Life, Given

In his Introduction to seventh edition of his lectures on The Atonement (1875), R. W. Dale adds further insight to the implications of Jesus’s willful obedience in the Garden and on the Cross.  I find in it my shortcomings and my hope, my willing spirit and my weak flesh.  Dale tells us that our life is bound up in the life of Christ, that His life might be ours:

“Our whole conception of the redemptive work of the Lord Jesus Christ rests upon our faith in His Divine dignity. He was the Son of God. But He was also the Son of man. That it should have been possible for a Divine person to reveal Himself under the conditions of human nature, and in a human history, is very wonderful, and throws an intense light on the vast possibilities of perfection which belong to our race.  These possibilities are still more gloriously illustrated when we discover what, indeed, seems to me to be implied in the Incarnation, but is also distinctly affirmed in the New Testament that the life which dwelt in Christ is the true life of man, that we were created in order that this life might be ours. Hence, while the Lord Jesus Christ is the brightness of God’s glory, and the express image of His Person, He is also the visible manifestation of the glory of human nature, the “idea” and prophecy of its moral and spiritual excellence, and of its true relation to God. He is God’s “Word” to us; and there is a sense in which He is also our “Word” to God. He reveals God to man; I will not say that He also reveals man to God ; but He is the true root of the human race; the life which is in Him is to be in us if we confess His authority and trust in His love; so that what He is may be described as expressing, not, indeed, what we are, or what we shall ever be, but the transcendent perfection towards which, through the life we receive from Him, we are to be for ever approaching.
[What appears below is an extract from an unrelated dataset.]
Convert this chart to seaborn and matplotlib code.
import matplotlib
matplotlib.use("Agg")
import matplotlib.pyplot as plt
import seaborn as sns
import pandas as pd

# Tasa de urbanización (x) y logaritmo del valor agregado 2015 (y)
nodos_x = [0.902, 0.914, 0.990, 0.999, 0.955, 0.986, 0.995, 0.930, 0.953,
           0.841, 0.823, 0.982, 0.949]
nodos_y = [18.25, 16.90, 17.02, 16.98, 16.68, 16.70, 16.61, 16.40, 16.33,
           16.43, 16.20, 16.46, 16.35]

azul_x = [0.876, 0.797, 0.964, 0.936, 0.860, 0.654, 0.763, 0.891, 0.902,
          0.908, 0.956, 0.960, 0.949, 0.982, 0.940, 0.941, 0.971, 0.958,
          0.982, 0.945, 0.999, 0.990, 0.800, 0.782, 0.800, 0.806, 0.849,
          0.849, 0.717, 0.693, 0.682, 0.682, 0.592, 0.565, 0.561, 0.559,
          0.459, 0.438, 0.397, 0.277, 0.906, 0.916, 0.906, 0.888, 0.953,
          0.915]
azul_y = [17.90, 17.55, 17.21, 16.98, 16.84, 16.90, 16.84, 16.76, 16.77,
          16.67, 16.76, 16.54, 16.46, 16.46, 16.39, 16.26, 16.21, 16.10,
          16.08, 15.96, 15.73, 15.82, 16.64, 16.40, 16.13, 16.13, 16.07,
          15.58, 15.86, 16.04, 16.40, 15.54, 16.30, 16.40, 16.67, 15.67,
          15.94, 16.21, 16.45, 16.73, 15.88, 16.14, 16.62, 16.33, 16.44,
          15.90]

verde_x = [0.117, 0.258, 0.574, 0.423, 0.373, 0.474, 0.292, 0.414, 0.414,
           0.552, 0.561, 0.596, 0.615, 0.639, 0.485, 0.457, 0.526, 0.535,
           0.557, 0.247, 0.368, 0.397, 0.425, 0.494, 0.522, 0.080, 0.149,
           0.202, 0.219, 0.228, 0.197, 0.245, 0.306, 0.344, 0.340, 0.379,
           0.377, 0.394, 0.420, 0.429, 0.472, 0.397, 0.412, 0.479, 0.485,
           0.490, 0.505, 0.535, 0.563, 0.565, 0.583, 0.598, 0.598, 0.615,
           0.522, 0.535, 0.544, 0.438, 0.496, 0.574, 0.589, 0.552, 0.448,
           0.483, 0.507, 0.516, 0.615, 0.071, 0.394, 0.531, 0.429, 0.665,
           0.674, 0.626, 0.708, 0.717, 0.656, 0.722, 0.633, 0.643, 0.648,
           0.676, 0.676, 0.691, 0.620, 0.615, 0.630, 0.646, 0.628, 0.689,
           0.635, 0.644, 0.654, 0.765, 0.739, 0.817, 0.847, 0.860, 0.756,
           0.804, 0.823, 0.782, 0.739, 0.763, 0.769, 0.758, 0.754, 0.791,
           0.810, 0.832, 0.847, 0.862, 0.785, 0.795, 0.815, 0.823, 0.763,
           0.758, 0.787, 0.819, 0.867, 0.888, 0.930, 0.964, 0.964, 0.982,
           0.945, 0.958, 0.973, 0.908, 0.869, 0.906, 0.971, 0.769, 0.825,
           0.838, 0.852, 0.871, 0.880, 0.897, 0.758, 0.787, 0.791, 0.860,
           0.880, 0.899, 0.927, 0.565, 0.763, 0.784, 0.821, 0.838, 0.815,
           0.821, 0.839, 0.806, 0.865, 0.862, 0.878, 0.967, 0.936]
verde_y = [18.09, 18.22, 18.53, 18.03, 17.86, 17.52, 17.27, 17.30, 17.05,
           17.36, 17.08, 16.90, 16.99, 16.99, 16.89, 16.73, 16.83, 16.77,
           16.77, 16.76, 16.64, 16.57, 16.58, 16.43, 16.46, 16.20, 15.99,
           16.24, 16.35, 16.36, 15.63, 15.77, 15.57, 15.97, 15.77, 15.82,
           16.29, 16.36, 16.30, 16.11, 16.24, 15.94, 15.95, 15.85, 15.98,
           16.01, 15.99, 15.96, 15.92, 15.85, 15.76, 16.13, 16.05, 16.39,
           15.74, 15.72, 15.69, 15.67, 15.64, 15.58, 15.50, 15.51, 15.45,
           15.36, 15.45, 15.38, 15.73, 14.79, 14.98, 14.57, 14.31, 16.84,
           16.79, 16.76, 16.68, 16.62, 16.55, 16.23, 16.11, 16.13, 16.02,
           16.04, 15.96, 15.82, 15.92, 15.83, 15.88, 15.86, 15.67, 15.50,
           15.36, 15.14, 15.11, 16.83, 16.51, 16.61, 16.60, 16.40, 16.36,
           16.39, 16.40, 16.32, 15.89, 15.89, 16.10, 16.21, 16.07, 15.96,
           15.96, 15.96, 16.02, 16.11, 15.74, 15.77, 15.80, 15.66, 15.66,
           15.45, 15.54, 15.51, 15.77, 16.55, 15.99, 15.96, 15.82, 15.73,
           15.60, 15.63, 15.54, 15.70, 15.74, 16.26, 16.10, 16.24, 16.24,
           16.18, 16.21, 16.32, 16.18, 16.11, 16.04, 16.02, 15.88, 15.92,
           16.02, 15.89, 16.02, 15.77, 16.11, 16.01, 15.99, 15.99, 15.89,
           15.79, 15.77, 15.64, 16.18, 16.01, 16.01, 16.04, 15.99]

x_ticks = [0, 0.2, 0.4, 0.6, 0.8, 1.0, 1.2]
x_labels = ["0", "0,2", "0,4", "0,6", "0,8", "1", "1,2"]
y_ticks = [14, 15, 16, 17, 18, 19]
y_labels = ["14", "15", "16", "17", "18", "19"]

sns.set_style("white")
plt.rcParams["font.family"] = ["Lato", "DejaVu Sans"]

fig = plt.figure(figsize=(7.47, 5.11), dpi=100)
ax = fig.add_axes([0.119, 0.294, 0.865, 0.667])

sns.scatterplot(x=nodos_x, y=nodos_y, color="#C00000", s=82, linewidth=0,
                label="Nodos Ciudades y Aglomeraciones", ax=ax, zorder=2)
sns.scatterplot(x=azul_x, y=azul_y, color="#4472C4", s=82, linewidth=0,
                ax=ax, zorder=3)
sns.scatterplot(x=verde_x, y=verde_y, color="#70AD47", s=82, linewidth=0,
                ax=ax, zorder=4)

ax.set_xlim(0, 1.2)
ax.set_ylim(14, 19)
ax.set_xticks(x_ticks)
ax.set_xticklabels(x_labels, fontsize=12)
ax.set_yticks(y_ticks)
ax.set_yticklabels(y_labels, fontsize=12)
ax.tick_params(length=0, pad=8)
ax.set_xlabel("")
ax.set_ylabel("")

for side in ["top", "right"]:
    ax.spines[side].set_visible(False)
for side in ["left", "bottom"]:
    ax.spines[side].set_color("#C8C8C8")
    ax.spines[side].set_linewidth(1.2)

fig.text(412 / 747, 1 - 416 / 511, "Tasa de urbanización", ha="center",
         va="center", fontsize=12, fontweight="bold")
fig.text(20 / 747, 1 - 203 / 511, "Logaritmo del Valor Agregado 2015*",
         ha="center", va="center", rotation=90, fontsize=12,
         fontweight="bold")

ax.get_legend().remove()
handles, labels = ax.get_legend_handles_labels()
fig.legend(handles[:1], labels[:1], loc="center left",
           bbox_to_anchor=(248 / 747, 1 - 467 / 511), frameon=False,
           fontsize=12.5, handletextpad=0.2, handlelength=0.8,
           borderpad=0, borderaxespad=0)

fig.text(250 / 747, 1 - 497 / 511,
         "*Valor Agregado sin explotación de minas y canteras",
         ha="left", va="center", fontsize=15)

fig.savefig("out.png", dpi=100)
When I, a sinful man, come to God through Christ, I acknowledge that I am not what I ought to be, nor what I desire to be. Christ is at once my condemnation and my hope. In Him I see the ideal perfection of my nature, and it stands in vivid contrast to my sin.  But in Him I also see the revelation of that absolute trust in the Father, that faultless loyalty to the Father’s authority, that delight in doing the Father s will, which, though in inferior forms, may be manifested in me, if I receive the life which is His supreme gift.”  [Atonement, pp. lvii – lix]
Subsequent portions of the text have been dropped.